Pros & Amateurs. One of the striking facts about the U.S. musical scene is that the dividing line between professional and amateur is becoming increasingly blurred. No longer is the amateur necessarily a man who plays privately with his family and friends; now he may take his music before the public. An amateur jazz group like Long Island's Farmingdale High School Band turns up with the Ellingtons, Armstrongs and Gillespies on such sacrosanct gigs as the Newport Jazz Festival. Amateurs sing from the opera stage, play in the concert hall.

Many critics think this is invigorating for American music. But the situation is not all rosy. While some amateurs work their way toward the pro ranks, a lot of pro musicians are unwillingly drifting toward amateur status. One of the depression pockets in an otherwise zooming boom: the U.S. keeps turning out more skilled instrumentalists than it can employ in their own lines. At best, only about a third of the band and orchestra men in the country make the bulk of their living playing. The remaining 175,000 are professional D.P.s who play in off hours or not'at all.

Paradoxically, the biggest factor causing musical unemployment in the midst of an unprecedented musical boom is also the factor that triggered the boom—music automation.

The Hi-Fi Age.

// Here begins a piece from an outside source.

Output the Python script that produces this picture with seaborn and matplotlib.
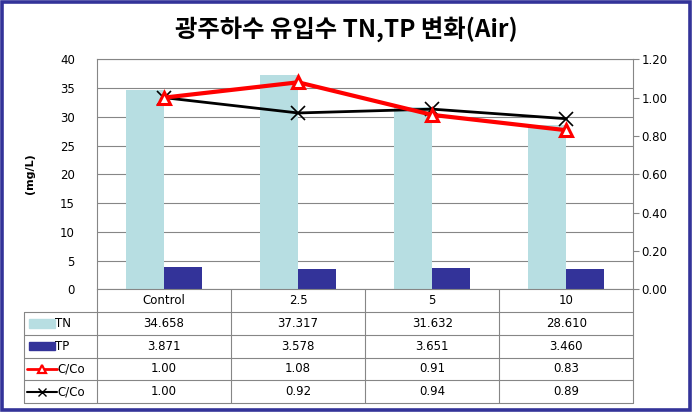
import numpy as np
import pandas as pd
import seaborn as sns
import matplotlib.pyplot as plt
from matplotlib.patches import Rectangle
from matplotlib.lines import Line2D

categories = ["Control", "2.5", "5", "10"]
tn_values = [34.658, 37.317, 31.632, 28.610]
tp_values = [3.871, 3.578, 3.651, 3.460]
ratio_red = [1.00, 1.08, 0.91, 0.83]
ratio_black = [1.00, 0.92, 0.94, 0.89]
left_ticks = [0, 5, 10, 15, 20, 25, 30, 35, 40]
right_ticks = [0.0, 0.2, 0.4, 0.6, 0.8, 1.0, 1.2]

TN_COLOR = "#B7DEE2"
TP_COLOR = "#333399"
GRID = "#868686"
W, H = 693, 413


def fx(px):
    return px / W


def fy(py):
    return 1 - py / H


def main():
    sns.set_style("white")
    plt.rcParams["font.family"] = ["DejaVu Sans", "Noto Sans CJK KR"]
    plt.rcParams["font.size"] = 8.5
    plt.rcParams["text.color"] = "black"
    plt.rcParams["ytick.labelcolor"] = "black"

    fig = plt.figure(figsize=(W / 100, H / 100), dpi=100)

    # outer frame
    fig.patches.append(Rectangle((fx(2), fy(410)), fx(688), 408 / H, transform=fig.transFigure,
                                 fill=False, edgecolor=TP_COLOR, linewidth=2.6))

    fig.text(0.5, fy(29), "광주하수 유입수 TN,TP 변화(Air)", ha="center", va="center",
             fontsize=17.5, fontweight="bold", color="black",
             family=["Noto Sans CJK KR", "DejaVu Sans"])

    x0, x1, y_top, y_zero = 97, 633.3, 59.3, 289.3
    ax = fig.add_axes([fx(x0), fy(y_zero), fx(x1 - x0), (y_zero - y_top) / H])

    df = pd.DataFrame({
        "cat": categories * 2,
        "series": ["TN"] * 4 + ["TP"] * 4,
        "value": tn_values + tp_values,
    })
    sns.barplot(data=df, x="cat", y="value", hue="series", palette=[TN_COLOR, TP_COLOR],
                width=0.567, saturation=1, legend=False, linewidth=0, ax=ax, zorder=2)
    ax.set_ylim(0, 40)
    ax.set_yticks(left_ticks)
    ax.yaxis.grid(True, color=GRID, linewidth=0.8, zorder=0)
    ax.set_axisbelow(True)
    ax.tick_params(axis="y", length=0, pad=16, labelcolor="black")
    ax.tick_params(axis="x", length=0, labelbottom=False)
    ax.set_xlabel("")
    ax.set_ylabel("")
    for s in ["left", "bottom", "top"]:
        ax.spines[s].set_color(GRID)
        ax.spines[s].set_linewidth(0.8)
    ax.spines["right"].set_visible(False)
    fig.text(fx(30), fy(174), "(mg/L)", rotation=90, ha="center", va="center",
             fontsize=8, fontweight="bold")

    ax2 = ax.twinx()
    pos = np.arange(len(categories))
    sns.lineplot(x=pos, y=ratio_black, ax=ax2, color="black", linewidth=2, marker="x",
                 markersize=10, markeredgewidth=1.2, markeredgecolor="black", sort=False)
    sns.lineplot(x=pos, y=ratio_red, ax=ax2, color="red", linewidth=3, marker="^",
                 markersize=9, markerfacecolor="white", markeredgecolor="red",
                 markeredgewidth=2.2, sort=False)
    ax2.set_ylim(0, 1.2)
    ax2.set_yticks(right_ticks)
    ax2.set_yticklabels([f"{v:.2f}" for v in right_ticks])
    ax2.tick_params(axis="y", length=4, color=GRID, width=0.8, pad=2, labelcolor="black")
    ax2.set_ylabel("")
    for s in ["left", "bottom", "top"]:
        ax2.spines[s].set_visible(False)
    ax2.spines["right"].set_color(GRID)
    ax2.spines["right"].set_linewidth(0.8)
    ax.set_xlim(-0.5, 3.5)
    ax2.set_xlim(-0.5, 3.5)

    # data table under the plot
    tl, tb = 24.3, 403
    tax = fig.add_axes([fx(tl), fy(tb), fx(x1 - tl), (tb - y_zero) / H])
    unit = 4 / (x1 - x0)
    xl = -0.5 - (x0 - tl) * unit
    tax.set_xlim(xl, 3.5)
    tax.set_ylim(5, 0)
    tax.axis("off")

    def line(xs, ys):
        tax.add_line(Line2D(xs, ys, color=GRID, linewidth=0.8, clip_on=False))

    for r in range(1, 6):
        line([xl, 3.5], [r, r])
    line([xl, xl], [1, 5])
    for c in [-0.5, 0.5, 1.5, 2.5, 3.5]:
        line([c, c], [0, 5])

    rows = [
        [f"{v:.3f}" for v in tn_values],
        [f"{v:.3f}" for v in tp_values],
        [f"{v:.2f}" for v in ratio_red],
        [f"{v:.2f}" for v in ratio_black],
    ]
    for i, c in enumerate(categories):
        tax.text(i, 0.5, c, ha="center", va="center")
        for r, row in enumerate(rows):
            tax.text(i, r + 1.5, row[i], ha="center", va="center")

    def px2x(px):
        return -0.5 + (px - x0) * unit

    kx0, kx1 = px2x(29), px2x(55)
    tax.add_patch(Rectangle((kx0, 1.32), kx1 - kx0, 0.36, color=TN_COLOR, clip_on=False))
    tax.add_patch(Rectangle((kx0, 2.32), kx1 - kx0, 0.36, color=TP_COLOR, clip_on=False))
    tax.text(kx1, 1.5, "TN", ha="left", va="center")
    tax.text(kx1, 2.5, "TP", ha="left", va="center")
    lx0, lx1 = px2x(27), px2x(57)
    tax.add_line(Line2D([lx0, lx1], [3.5, 3.5], color="red", linewidth=2, clip_on=False))
    tax.add_line(Line2D([(lx0 + lx1) / 2], [3.5], marker="^", markersize=6, color="red",
                        markerfacecolor="white", markeredgewidth=1.6, clip_on=False))
    tax.add_line(Line2D([lx0, lx1], [4.5, 4.5], color="black", linewidth=1.5, clip_on=False))
    tax.add_line(Line2D([(lx0 + lx1) / 2], [4.5], marker="x", markersize=6, color="black",
                        markeredgewidth=1, clip_on=False))
    tax.text(lx1, 3.5, "C/Co", ha="left", va="center")
    tax.text(lx1, 4.5, "C/Co", ha="left", va="center")

    fig.savefig("out.png", dpi=100)
    plt.close(fig)


if __name__ == "__main__":
    main()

The LP record and hi-fi are to U.S. music what the assembly-line system was to U.S. industry. No musicmaker, from the Metropolitan Opera to the Guckenheimer Sour Kraut Band, is unaffected by vinyl, woofer and tweeter. Live music competes with hi-fi even harder than it used to compete with radio and old-style disks. The habit of splicing tape and gluing it together into the "perfect" performance gives listeners unreal models with which to compare concert-hall performances. And yet live music also benefits from the tremendous growth of musical enthusiasms that hi-fi brought about.